Très grosse journée. À 12h20, Walter Wolfman Washington semble en pilotage automatique au milieu de ses excellents Roadmasters. Heureusment, Erica Falls fait une apparition et réveille le leader. On aurait aimé hurler de plaisir, mais on reste sur notre faim. En revanche, Irma Thomas ne semble pas prête à céder sa couronne de Soul Queen of New Orleans. Quel orchestre (quatre cuivres et un percussionniste notamment) ! Quelle classe ! Quel répertoire ! À la fin de Time is on my side, Miss Thomas commence par souhaiter un bon rétablissement à Mick Jagger (avant que le Britannique ne soit opéré en urgence, les Rolling Stones devaient être la tête d’affiche de ce 50e anniversaire) ; mais elle s’empresse d’ajouter que la chanson a d’abord été un tube pour elle au début des années soixante ! Elle a raison : il faut rendre à La Nouvelle-Orléans ce qui lui revient de droit.
À 15 heures, vite, vite : il faut filer sous la tente gospel : la venue du Rance Allen Group est un événement. Malgré le temps qui passe, l’extraordinaire chanteur de Toledo, Ohio semble en bonne forme. Entouré de ses deux frères discrets, il fait l’impasse sur son vieux répertoire Stax, mais n’a aucun mal à nous régaler avec ses classiques plus contemporains. Le septuagénaire multi-récompensé déborde d’énergie mais, au bout de trois quarts d’heure de show, il tombe de tout son poids sur le sol de la scène. Grosse inquiétude. Mais l’homme peut compter sur l’aide du Seigneur : le voilà qui s’assoie sur une chaise et raconte que depuis six mois, il est victime de vertiges. Qu’à cela ne tienne, rien ne peut l’empêcher de conclure sur son grand tube, Something about the name in Jesus. Le lendemain matin, on le reverra, visiblement remis de sa chute, dans une église baptiste de la ville. Devant une assistance fervente mais un peu clairsemée, il n’aura aucun mal à nous convaincre qu’il est bien l’un des meilleurs chanteurs de gospel vivants.
D’une vedette à d’autres : les O’Jays viennent de sortir un nouvel album et ils sont là, Eddie Levert et Walter Williams, sur la scène ensoleillée de Congo square. La foule est en liesse, les tubes s’enchaînent et les paroles sont sur les lèvres de beaucoup d’entre nous. Comment ne pas s’enthousiasmer à l’écoute de Love train et autres Back stabbers ? Cabot, Levert joue de sa grosse voix pour amuser le public ; le spectacle est de haute qualité et on a du mal à comprendre pourquoi un tel groupe n’a pas eu davantage de succès en France.
17h30 : Sir Van Morrison ou Al Green, il faut choisir.

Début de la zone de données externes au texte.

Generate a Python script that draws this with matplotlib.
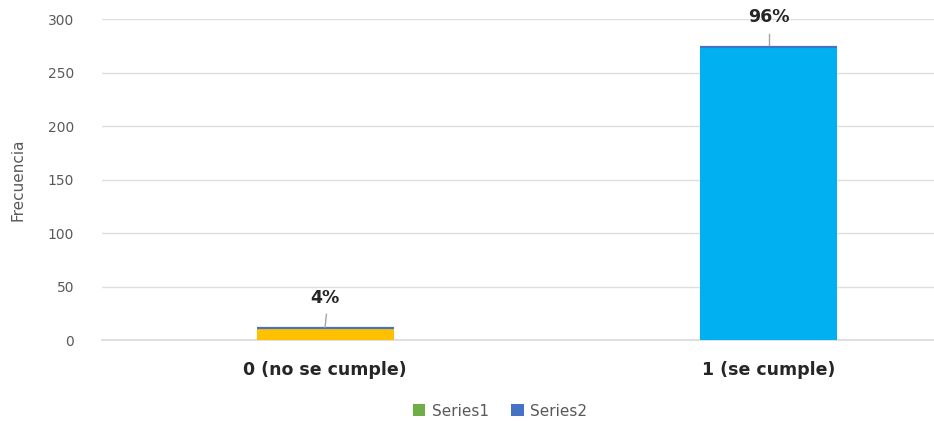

Ou pas. Ce sera entrée et dessert. Un peu de Van the Man pour commencer (malheureusement insensible à sa présence à NOLA) et beaucoup d’Al Green. L’ancien héros de la soul de Memphis a beaucoup grossi et sa voix a beaucoup perdu de sa superbe. Reste son implication, sincère et touchante. Et ses chansons qui, là aussi, rappellent mille souvenirs à chacun. I’m still in love with you, I’m so tired of being alone ou encore Let’s get together, par leur créateur, même diminué, qui dit mieux ? Ah, si : Love and happiness. Vivement jeudi prochain.